Chirac, quant à lui, est le représentant attitré de la grande bourgeoisie, formé et propulsé en politique pour être son représentant zélé dans les allées du pouvoir et le défenseur intransigeant des intérêts particuliers du grand patronat.

Dire qu'on peut s'opposer à Le Pen et à ses idées en votant Chirac, c'est une duperie qui ne peut que renforcer la fausse image du leader du Front National, contribuer à lui donner l'auréole d'un opposant radical au système dans son ensemble, lui le milliardaire chef d'entreprise qui n'est autre que l'ultime rempart du monde des possédants. C'est d'autant plus une duperie que Chirac peut très bien, demain, reprendre lui-même à son compte tout ou partie de la politique de Le Pen. Il n'y a pas de cloison étanche entre la droite et l'extrême droite.
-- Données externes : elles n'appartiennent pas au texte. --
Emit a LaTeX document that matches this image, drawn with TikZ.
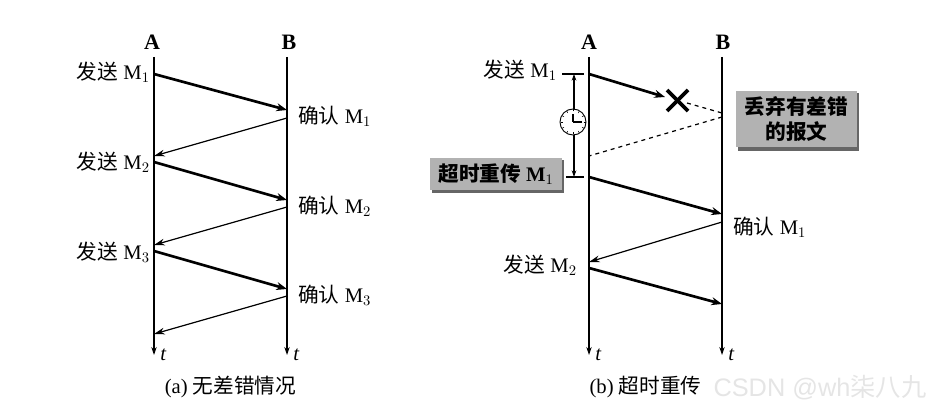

Les choix entre l'une et l'autre que font les politiciens sont bien souvent affaire de circonstances et d'opportunités politiques.

Il faut rappeler que Chirac a construit son ascension politique en faisant revivre le mythe de l'ancien parti d'extrême droite de De Gaulle, le Rassemblement du Peuple Français, (RPF), en fondant en 1976 le Rassemblement Pour la République (RPR), qui se présentait comme le représentant d'une droite dure et radicale face au laxisme de Giscard à qui il reprochait de reprendre à son compte les idées de la gauche. Pour plaire à l'électorat raciste et xénophobe, il mit en avant les valeurs de " la patrie ", parla " des bruits et des odeurs " des immigrés dans les HLM, leur cuisine et le reste... Et c'est bien à dessein, quand Chirac revint au pouvoir en 1986, que son ministre de l'Intérieur Pasqua organisa démonstrativement des charters pour expulser les immigrés et qu'une série de lois répressives furent préparées.

Alors Chirac est tout à fait capable de reprendre à son compte, une fois au pouvoir, la politique qui vise à plaire à l'électorat de Le Pen, en généralisant la chasse aux immigrés et en édictant des lois répressives xénophobes. Sans parler des lois antiouvrières qu'un plébiscite en sa faveur l'encouragerait à prendre, en se sentant " légitimé par la nation tout entière ".

Rappelons aussi que toute une partie de l'encadrement des partis d'extrême droite d'aujourd'hui vient du RPR ou de l'UDF, certains comme Madelin, eux, ayant fait le chemin inverse. Le passage d'un bord à l'autre n'a jamais posé de problèmes dans ces milieux où l'on se combat surtout pour des raisons d'influence électorale et de choix politiciens. Alors, présenter Chirac et ses compères comme un rempart contre Le Pen et ses idées serait une douce plaisanterie, si les choses n'étaient pas sérieuses.

En réalité, certains à gauche voudraient se servir de cette sorte d'union nationale dans le vote Chirac, pour cacher leur véritable politique, qui refuse de s'attaquer au pouvoir du grand patronat et à sa dictature économique qui pèse sur les conditions de vie de la population laborieuse

Faire cause commune avec un tel ennemi avéré des travailleurs, ce n'est pas faire barrage à la pire des réactions, c'est au contraire faire son lit.